» **PROBLEM DESCRIPTION**
Repeat the material exactly, every line of it.

» **GIVEN MATERIAL**
— Start —

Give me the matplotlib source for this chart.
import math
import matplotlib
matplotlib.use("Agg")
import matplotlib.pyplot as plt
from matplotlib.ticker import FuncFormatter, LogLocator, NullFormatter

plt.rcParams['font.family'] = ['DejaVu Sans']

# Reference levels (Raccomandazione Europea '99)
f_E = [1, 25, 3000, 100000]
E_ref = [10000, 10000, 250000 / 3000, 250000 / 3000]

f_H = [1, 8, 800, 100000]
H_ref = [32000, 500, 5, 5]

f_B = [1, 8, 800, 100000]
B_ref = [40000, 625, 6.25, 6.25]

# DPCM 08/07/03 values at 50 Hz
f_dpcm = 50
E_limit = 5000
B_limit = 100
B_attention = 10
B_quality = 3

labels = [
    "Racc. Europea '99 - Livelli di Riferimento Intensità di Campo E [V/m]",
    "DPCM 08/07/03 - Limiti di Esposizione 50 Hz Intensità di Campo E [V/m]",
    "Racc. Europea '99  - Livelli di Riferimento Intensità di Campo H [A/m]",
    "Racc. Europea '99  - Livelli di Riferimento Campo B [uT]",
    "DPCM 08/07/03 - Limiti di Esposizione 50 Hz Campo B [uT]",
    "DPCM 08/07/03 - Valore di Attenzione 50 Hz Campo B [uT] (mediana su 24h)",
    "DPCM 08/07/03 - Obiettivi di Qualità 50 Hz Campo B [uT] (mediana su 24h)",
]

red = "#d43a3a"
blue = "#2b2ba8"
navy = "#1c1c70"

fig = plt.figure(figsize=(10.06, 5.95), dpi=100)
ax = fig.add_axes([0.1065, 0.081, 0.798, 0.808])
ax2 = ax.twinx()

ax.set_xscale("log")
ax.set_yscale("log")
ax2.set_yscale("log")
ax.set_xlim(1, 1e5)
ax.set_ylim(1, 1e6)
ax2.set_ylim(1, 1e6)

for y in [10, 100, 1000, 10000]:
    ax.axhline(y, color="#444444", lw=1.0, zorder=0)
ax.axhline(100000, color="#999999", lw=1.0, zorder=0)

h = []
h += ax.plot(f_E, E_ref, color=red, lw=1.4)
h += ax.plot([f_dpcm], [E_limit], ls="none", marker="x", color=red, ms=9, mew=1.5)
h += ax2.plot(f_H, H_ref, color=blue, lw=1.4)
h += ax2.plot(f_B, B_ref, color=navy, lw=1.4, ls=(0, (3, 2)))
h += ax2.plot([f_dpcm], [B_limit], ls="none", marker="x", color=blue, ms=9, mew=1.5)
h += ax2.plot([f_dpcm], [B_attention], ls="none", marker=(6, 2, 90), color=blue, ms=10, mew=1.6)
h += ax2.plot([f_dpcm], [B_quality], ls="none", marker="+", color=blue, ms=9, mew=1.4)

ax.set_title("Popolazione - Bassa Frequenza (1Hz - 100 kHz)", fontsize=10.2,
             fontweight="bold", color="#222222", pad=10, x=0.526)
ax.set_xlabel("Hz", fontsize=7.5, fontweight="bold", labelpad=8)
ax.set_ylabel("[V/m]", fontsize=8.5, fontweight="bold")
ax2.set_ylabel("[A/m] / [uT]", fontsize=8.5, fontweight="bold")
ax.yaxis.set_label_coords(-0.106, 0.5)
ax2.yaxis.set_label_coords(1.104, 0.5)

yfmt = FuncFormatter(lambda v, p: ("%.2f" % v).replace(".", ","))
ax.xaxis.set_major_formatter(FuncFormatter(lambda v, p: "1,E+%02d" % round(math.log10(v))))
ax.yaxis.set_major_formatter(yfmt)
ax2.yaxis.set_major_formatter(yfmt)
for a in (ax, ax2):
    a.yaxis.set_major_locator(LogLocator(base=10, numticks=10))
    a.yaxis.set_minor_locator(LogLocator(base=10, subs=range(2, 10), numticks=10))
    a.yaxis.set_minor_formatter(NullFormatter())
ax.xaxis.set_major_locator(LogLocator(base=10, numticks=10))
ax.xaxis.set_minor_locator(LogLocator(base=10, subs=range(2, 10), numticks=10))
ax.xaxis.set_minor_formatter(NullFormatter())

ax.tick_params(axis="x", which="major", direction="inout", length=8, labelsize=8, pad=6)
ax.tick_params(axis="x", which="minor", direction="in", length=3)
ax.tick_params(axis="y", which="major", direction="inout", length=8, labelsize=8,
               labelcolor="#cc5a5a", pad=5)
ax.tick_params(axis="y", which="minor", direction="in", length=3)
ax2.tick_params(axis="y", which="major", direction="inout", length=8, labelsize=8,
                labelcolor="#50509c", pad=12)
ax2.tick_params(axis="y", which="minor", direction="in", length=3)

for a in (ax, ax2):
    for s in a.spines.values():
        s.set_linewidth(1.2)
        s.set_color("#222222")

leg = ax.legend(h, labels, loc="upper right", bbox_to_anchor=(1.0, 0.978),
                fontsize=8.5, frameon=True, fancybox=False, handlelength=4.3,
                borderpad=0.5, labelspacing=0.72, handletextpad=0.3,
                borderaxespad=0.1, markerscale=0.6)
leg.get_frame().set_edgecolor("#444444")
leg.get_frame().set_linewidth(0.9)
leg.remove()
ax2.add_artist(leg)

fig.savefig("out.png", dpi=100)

— End —

» **FULL ANSWER**
Give me the matplotlib source for this chart.
import math
import matplotlib
matplotlib.use("Agg")
import matplotlib.pyplot as plt
from matplotlib.ticker import FuncFormatter, LogLocator, NullFormatter

plt.rcParams['font.family'] = ['DejaVu Sans']

# Reference levels (Raccomandazione Europea '99)
f_E = [1, 25, 3000, 100000]
E_ref = [10000, 10000, 250000 / 3000, 250000 / 3000]

f_H = [1, 8, 800, 100000]
H_ref = [32000, 500, 5, 5]

f_B = [1, 8, 800, 100000]
B_ref = [40000, 625, 6.25, 6.25]

# DPCM 08/07/03 values at 50 Hz
f_dpcm = 50
E_limit = 5000
B_limit = 100
B_attention = 10
B_quality = 3

labels = [
    "Racc. Europea '99 - Livelli di Riferimento Intensità di Campo E [V/m]",
    "DPCM 08/07/03 - Limiti di Esposizione 50 Hz Intensità di Campo E [V/m]",
    "Racc. Europea '99  - Livelli di Riferimento Intensità di Campo H [A/m]",
    "Racc. Europea '99  - Livelli di Riferimento Campo B [uT]",
    "DPCM 08/07/03 - Limiti di Esposizione 50 Hz Campo B [uT]",
    "DPCM 08/07/03 - Valore di Attenzione 50 Hz Campo B [uT] (mediana su 24h)",
    "DPCM 08/07/03 - Obiettivi di Qualità 50 Hz Campo B [uT] (mediana su 24h)",
]

red = "#d43a3a"
blue = "#2b2ba8"
navy = "#1c1c70"

fig = plt.figure(figsize=(10.06, 5.95), dpi=100)
ax = fig.add_axes([0.1065, 0.081, 0.798, 0.808])
ax2 = ax.twinx()

ax.set_xscale("log")
ax.set_yscale("log")
ax2.set_yscale("log")
ax.set_xlim(1, 1e5)
ax.set_ylim(1, 1e6)
ax2.set_ylim(1, 1e6)

for y in [10, 100, 1000, 10000]:
    ax.axhline(y, color="#444444", lw=1.0, zorder=0)
ax.axhline(100000, color="#999999", lw=1.0, zorder=0)

h = []
h += ax.plot(f_E, E_ref, color=red, lw=1.4)
h += ax.plot([f_dpcm], [E_limit], ls="none", marker="x", color=red, ms=9, mew=1.5)
h += ax2.plot(f_H, H_ref, color=blue, lw=1.4)
h += ax2.plot(f_B, B_ref, color=navy, lw=1.4, ls=(0, (3, 2)))
h += ax2.plot([f_dpcm], [B_limit], ls="none", marker="x", color=blue, ms=9, mew=1.5)
h += ax2.plot([f_dpcm], [B_attention], ls="none", marker=(6, 2, 90), color=blue, ms=10, mew=1.6)
h += ax2.plot([f_dpcm], [B_quality], ls="none", marker="+", color=blue, ms=9, mew=1.4)

ax.set_title("Popolazione - Bassa Frequenza (1Hz - 100 kHz)", fontsize=10.2,
             fontweight="bold", color="#222222", pad=10, x=0.526)
ax.set_xlabel("Hz", fontsize=7.5, fontweight="bold", labelpad=8)
ax.set_ylabel("[V/m]", fontsize=8.5, fontweight="bold")
ax2.set_ylabel("[A/m] / [uT]", fontsize=8.5, fontweight="bold")
ax.yaxis.set_label_coords(-0.106, 0.5)
ax2.yaxis.set_label_coords(1.104, 0.5)

yfmt = FuncFormatter(lambda v, p: ("%.2f" % v).replace(".", ","))
ax.xaxis.set_major_formatter(FuncFormatter(lambda v, p: "1,E+%02d" % round(math.log10(v))))
ax.yaxis.set_major_formatter(yfmt)
ax2.yaxis.set_major_formatter(yfmt)
for a in (ax, ax2):
    a.yaxis.set_major_locator(LogLocator(base=10, numticks=10))
    a.yaxis.set_minor_locator(LogLocator(base=10, subs=range(2, 10), numticks=10))
    a.yaxis.set_minor_formatter(NullFormatter())
ax.xaxis.set_major_locator(LogLocator(base=10, numticks=10))
ax.xaxis.set_minor_locator(LogLocator(base=10, subs=range(2, 10), numticks=10))
ax.xaxis.set_minor_formatter(NullFormatter())

ax.tick_params(axis="x", which="major", direction="inout", length=8, labelsize=8, pad=6)
ax.tick_params(axis="x", which="minor", direction="in", length=3)
ax.tick_params(axis="y", which="major", direction="inout", length=8, labelsize=8,
               labelcolor="#cc5a5a", pad=5)
ax.tick_params(axis="y", which="minor", direction="in", length=3)
ax2.tick_params(axis="y", which="major", direction="inout", length=8, labelsize=8,
                labelcolor="#50509c", pad=12)
ax2.tick_params(axis="y", which="minor", direction="in", length=3)

for a in (ax, ax2):
    for s in a.spines.values():
        s.set_linewidth(1.2)
        s.set_color("#222222")

leg = ax.legend(h, labels, loc="upper right", bbox_to_anchor=(1.0, 0.978),
                fontsize=8.5, frameon=True, fancybox=False, handlelength=4.3,
                borderpad=0.5, labelspacing=0.72, handletextpad=0.3,
                borderaxespad=0.1, markerscale=0.6)
leg.get_frame().set_edgecolor("#444444")
leg.get_frame().set_linewidth(0.9)
leg.remove()
ax2.add_artist(leg)

fig.savefig("out.png", dpi=100)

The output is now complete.